Like those films, to say that House by the Cemetery doesn’t make a ton of sense is to engage in the worst kind of understatement. It didn’t make a lot of sense the first time I watched it, and a second viewing did little to clear the cobwebs. But that’s also somewhat beside the point. This is a film that revels in its cobwebs.
If Suspiria is, perhaps, the best example I’ve yet found of a movie that would be worse if it was any better – a film that takes its own weaknesses and flaws and transmutes them, likely entirely by accident, into something transcendently powerful – then House by the Cemetery is its equal and not-quite-opposite reaction, a Frankenstein’s monster of a picture seemingly made up of everything that the filmmakers could think of.

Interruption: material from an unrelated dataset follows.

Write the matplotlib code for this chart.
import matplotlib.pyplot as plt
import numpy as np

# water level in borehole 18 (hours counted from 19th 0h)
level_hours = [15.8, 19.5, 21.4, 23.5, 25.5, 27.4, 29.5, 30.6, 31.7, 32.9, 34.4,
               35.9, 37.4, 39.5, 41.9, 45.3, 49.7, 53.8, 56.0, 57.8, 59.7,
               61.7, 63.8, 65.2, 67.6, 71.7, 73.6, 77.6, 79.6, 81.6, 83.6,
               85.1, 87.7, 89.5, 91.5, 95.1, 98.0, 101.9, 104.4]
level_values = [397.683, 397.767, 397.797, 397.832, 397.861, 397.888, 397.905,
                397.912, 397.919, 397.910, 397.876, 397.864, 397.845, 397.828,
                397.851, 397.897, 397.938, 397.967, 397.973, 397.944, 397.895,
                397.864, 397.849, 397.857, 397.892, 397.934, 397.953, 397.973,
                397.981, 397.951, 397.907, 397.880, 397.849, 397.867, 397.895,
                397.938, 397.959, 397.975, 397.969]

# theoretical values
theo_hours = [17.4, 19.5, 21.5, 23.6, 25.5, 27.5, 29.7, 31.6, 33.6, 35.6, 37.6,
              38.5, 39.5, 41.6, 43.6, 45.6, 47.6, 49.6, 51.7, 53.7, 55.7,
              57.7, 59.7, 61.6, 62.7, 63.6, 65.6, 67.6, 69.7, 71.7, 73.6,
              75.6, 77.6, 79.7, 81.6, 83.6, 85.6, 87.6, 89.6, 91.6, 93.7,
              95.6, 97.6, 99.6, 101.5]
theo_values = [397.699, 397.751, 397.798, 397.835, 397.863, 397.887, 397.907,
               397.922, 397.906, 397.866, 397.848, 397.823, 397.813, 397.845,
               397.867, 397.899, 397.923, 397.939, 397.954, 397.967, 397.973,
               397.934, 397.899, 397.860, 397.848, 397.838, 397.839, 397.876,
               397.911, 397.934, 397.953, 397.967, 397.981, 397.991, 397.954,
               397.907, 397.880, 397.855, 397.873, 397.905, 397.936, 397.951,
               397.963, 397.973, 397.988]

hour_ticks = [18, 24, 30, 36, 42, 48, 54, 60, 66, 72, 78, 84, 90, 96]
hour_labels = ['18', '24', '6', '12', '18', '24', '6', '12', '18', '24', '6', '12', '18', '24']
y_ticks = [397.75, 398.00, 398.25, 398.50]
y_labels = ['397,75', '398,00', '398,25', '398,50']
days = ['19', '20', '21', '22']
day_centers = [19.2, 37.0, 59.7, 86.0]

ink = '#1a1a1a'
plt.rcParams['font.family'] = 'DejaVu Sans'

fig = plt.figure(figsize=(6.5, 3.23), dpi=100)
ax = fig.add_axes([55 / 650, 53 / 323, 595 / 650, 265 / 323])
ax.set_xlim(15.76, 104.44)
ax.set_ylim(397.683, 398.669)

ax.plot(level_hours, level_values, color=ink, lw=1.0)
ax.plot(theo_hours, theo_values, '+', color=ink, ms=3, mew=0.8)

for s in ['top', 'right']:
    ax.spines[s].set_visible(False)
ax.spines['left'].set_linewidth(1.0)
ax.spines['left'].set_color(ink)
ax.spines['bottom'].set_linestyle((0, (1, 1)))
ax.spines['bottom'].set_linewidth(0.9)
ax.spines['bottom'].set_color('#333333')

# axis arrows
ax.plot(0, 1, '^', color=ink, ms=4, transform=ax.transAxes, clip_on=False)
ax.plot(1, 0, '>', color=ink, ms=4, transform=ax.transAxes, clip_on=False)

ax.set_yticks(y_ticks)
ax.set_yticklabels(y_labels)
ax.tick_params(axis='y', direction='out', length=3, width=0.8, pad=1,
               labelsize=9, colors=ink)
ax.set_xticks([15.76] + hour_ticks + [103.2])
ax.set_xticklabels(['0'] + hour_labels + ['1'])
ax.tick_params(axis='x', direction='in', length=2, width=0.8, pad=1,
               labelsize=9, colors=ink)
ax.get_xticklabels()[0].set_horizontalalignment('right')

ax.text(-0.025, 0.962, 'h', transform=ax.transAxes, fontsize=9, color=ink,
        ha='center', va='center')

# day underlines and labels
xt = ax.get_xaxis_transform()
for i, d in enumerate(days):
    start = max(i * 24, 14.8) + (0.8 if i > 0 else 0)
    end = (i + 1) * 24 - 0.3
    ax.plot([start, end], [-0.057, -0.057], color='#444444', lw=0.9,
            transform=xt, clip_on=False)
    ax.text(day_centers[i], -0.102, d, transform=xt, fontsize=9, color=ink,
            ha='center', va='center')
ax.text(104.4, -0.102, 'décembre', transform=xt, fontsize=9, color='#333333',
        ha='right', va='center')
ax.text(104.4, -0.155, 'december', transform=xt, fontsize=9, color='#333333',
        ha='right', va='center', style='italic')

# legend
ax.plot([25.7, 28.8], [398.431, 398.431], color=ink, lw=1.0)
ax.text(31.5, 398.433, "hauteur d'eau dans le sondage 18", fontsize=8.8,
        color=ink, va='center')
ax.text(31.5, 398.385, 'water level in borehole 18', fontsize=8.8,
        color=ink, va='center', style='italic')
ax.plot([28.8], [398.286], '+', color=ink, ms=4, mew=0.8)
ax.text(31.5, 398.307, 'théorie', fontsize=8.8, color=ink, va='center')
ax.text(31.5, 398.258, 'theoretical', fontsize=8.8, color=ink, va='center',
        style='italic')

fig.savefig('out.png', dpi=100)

Like the film’s Dr. Freudstein – perhaps the most suggestively named monster of all time – House by the Cemetery is a collection of ill-fitting parts that don’t exactly fit well together. But, like Freudstein, they don’t have to fit well to be effective.
What the hell is/was Freudstein researching down in the basement? For that matter, what are the researches that bring his victims into his web? We hear that our ostensible protagonist is there to pick up the work of his dead colleague researching suicides – but to what end, for what purpose? Why does everyone in town insist that the male lead has been there before, with a daughter he doesn’t have?

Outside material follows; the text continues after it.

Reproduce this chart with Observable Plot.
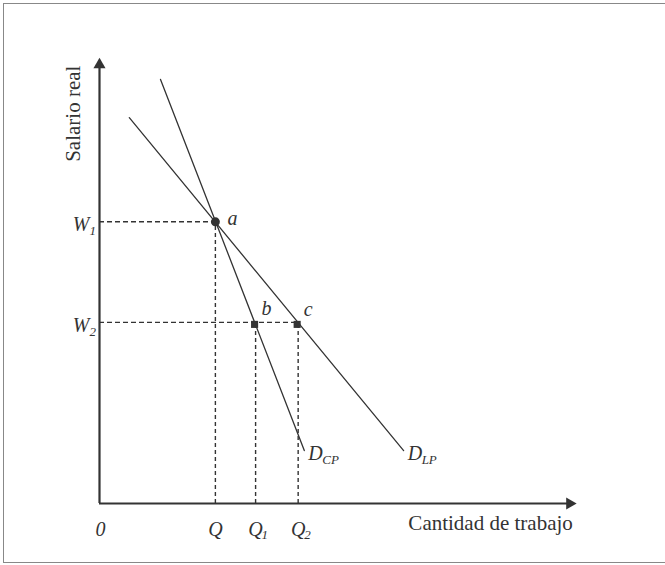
<!DOCTYPE html>
<html>
<head>
<meta charset="utf-8">
<script src="https://cdn.jsdelivr.net/npm/d3@7"></script>
<script src="https://cdn.jsdelivr.net/npm/@observablehq/plot@0.6"></script>
<style>
  html, body { margin: 0; padding: 0; background: #fff; overflow: hidden; }
  #wrap { position: relative; width: 665px; height: 565px; overflow: hidden; }
  #frame { position: absolute; left: 3px; top: 3px; width: 700px; height: 560px; border-top: 1.5px solid #888; border-left: 1.5px solid #888; border-bottom: 1.5px solid #888; border-right: none; box-sizing: border-box; pointer-events: none; }
  #chart { position: absolute; left: 0; top: 0; }
</style>
</head>
<body>
<div id="wrap"><div id="chart"></div><div id="frame"></div></div>
<script>
// Curves (endpoints of linear demand curves)
const dcpLine = [{x: 12.9, y: 95.3}, {x: 43.3, y: 11.9}];
const dlpLine = [{x: 6.3, y: 86.7}, {x: 64.3, y: 11.9}];

// Equilibrium points
const pointNames = ["a", "b", "c"];
const pointX = [24.5, 33, 42];
const pointY = [63.3, 40.7, 40.7];

// Tick labels
const wLabels = ["W", "W"];
const wSubs = ["1", "2"];
const wValues = [63.3, 40.7];
const wEnds = [24.5, 42];
const qLabels = ["Q", "Q", "Q"];
const qSubs = ["", "1", "2"];
const qValues = [24.5, 33, 42];

// Curve labels
const curveLabels = ["D", "D"];
const curveSubs = ["CP", "LP"];
const curveLabelX = [43.3, 64.3];
const curveLabelY = [11.9, 11.9];

const xTitle = "Cantidad de trabajo";
const yTitle = "Salario real";
const originLabel = "0";

const points = pointNames.map((n, i) => ({name: n, x: pointX[i], y: pointY[i]}));
const wTicks = wLabels.map((l, i) => ({label: l, sub: wSubs[i], y: wValues[i], x2: wEnds[i]}));
const qTicks = qLabels.map((l, i) => ({label: l, sub: qSubs[i], x: qValues[i]}));
const curveLabs = curveLabels.map((l, i) => ({label: l, sub: curveSubs[i], x: curveLabelX[i], y: curveLabelY[i]}));

const ink = "#333";
const dash = "5,3";
const it = {fontStyle: "italic", fill: ink};

const chart = Plot.plot({
  width: 665,
  height: 565,
  margin: 0,
  style: {fontFamily: "'Liberation Serif', 'Times New Roman', serif", background: "transparent", color: ink},
  x: {domain: [0, 100], range: [99, 572], axis: null},
  y: {domain: [0, 100], range: [503, 58], axis: null},
  marks: [
    // dashed guides
    Plot.ruleY(wTicks, {y: "y", x1: 0, x2: "x2", stroke: ink, strokeWidth: 1.4, strokeDasharray: dash}),
    Plot.ruleX(points, {x: "x", y1: 0, y2: "y", stroke: ink, strokeWidth: 1.4, strokeDasharray: "4,3"}),
    // axes
    Plot.ruleX([0], {y1: 0, y2: 98, stroke: ink, strokeWidth: 2.2}),
    Plot.ruleY([0], {x1: 0, x2: 99, stroke: ink, strokeWidth: 2.2}),
    Plot.dot([{x: 0, y: 98.6}], {x: "x", y: "y", symbol: "triangle", r: 4.5, fill: ink, stroke: "none"}),
    Plot.dot([{x: 99.4, y: 0}], {x: "x", y: "y", symbol: "triangle", r: 4.5, fill: ink, stroke: "none", rotate: 90}),
    // demand curves
    Plot.line(dcpLine, {x: "x", y: "y", stroke: ink, strokeWidth: 1.3}),
    Plot.line(dlpLine, {x: "x", y: "y", stroke: ink, strokeWidth: 1.3}),
    // points
    Plot.dot(points.slice(0, 1), {x: "x", y: "y", symbol: "circle", r: 4.5, fill: ink, stroke: "none"}),
    Plot.dot(points.slice(1), {x: "x", y: "y", symbol: "square", r: 4, fill: ink, stroke: "none", dx: -1, dy: 2}),
    Plot.text(points.slice(0, 1), {x: "x", y: "y", text: "name", dx: 17, dy: -3, fontSize: 20, ...it}),
    Plot.text(points.slice(1, 2), {x: "x", y: "y", text: "name", dx: 11, dy: -14, fontSize: 20, ...it}),
    Plot.text(points.slice(2, 3), {x: "x", y: "y", text: "name", dx: 10, dy: -13, fontSize: 20, ...it}),
    // W labels
    Plot.text(wTicks, {x: 0, y: "y", text: "label", textAnchor: "end", dx: -10, dy: 3, fontSize: 20, ...it}),
    Plot.text(wTicks, {x: 0, y: "y", text: "sub", textAnchor: "start", dx: -10, dy: 9, fontSize: 13, ...it}),
    // Q labels
    Plot.text(qTicks, {x: "x", y: 0, text: "label", textAnchor: "middle", dx: 0, dy: 26, fontSize: 20, ...it}),
    Plot.text(qTicks, {x: "x", y: 0, text: "sub", textAnchor: "start", dx: 6, dy: 31, fontSize: 13, ...it}),
    // origin
    Plot.text([originLabel], {x: 0, y: 0, text: d => d, dx: 1, dy: 26, fontSize: 20, ...it}),
    // curve labels
    Plot.text(curveLabs, {x: "x", y: "y", text: "label", textAnchor: "start", dx: 4, dy: 3, fontSize: 20, ...it}),
    Plot.text(curveLabs, {x: "x", y: "y", text: "sub", textAnchor: "start", dx: 18, dy: 9, fontSize: 13, ...it}),
    // axis titles
    Plot.text([xTitle], {x: 65.3, y: 0, text: d => d, textAnchor: "start", dy: 20, fontSize: 21, fill: ink}),
    Plot.text([yTitle], {x: 0, y: 98.4, text: d => d, textAnchor: "end", rotate: -90, dx: -26, fontSize: 21, fill: ink})
  ]
});
document.getElementById("chart").appendChild(chart);
</script>
</body>
</html>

The film never really answers these questions, but it leaves them laying out suggestively enough that we feel like the answers are there, somewhere, even if it didn’t deign to provide them.
What it does provide are all sorts of weird trappings. There’s an old dark house with a spooky history (and a tomb in the floor) that everyone in town knows to avoid. (“This isn’t New York,” our Extremely Understanding male lead tells his wife when she discovers the tomb. “Most of the old houses in the area have tombs in them.” Yeah, guy, not buying it.)
There’s plenty of cobwebs and mutton-on-mannequin gore and the eponymous cemetery, which comes right up to the front yard of the house. When the realtor is finished showing it to them and is driving away, she backs into one of the headstones.
Of course, there’s a precocious kid with Shining-like premonitions and the most annoying dubbed voice in the world, who encounters a possibly ghostly girl. There’s a delightfully Castlevania-y score by Walter Rizzati. There’s even a rubber bat, which leads to the goriest bat murder in film history. For real, that bat had to be, like, 250% blood by volume.
In that earlier Creature Feature Conversation, I had a note about the sinister babysitter (because of course there’s one of those) cleaning up the blood from one of Dr. Freudstein’s kills that said, “Everyone is weirdly okay with this huge smear of blood on the floor! Do they all just assume it’s from the gore bat?”
(Gore Bat, incidentally, is the name of my horror-themed thrash metal band.)
While doing the prep work to write this piece, I read another review of the new Blue Underground Blu-ray, which opened with, “I don’t like horror movies.” If you, also, don’t like horror movies, House by the Cemetery isn’t the flick that’s going to change your mind.
In fact, to appreciate House, you need to appreciate an increasingly small niche of horror movies – the borderline-nonsensical Italian horror films of the ‘80s, which are remembered for their maggoty gore, but which appeal to me for their haunting and often oppressive atmosphere of weird menace.
House by the Cemetery is neither the best nor the worst example of the breed, but it’s a fairly representative one. If you don’t have the patience for its singular charms, it won’t win you over. If you do, though, the new Blu-ray is a welcome addition, complete with some nice behind-the-scenes features and, as with all the recent Blue Underground releases, a soundtrack CD.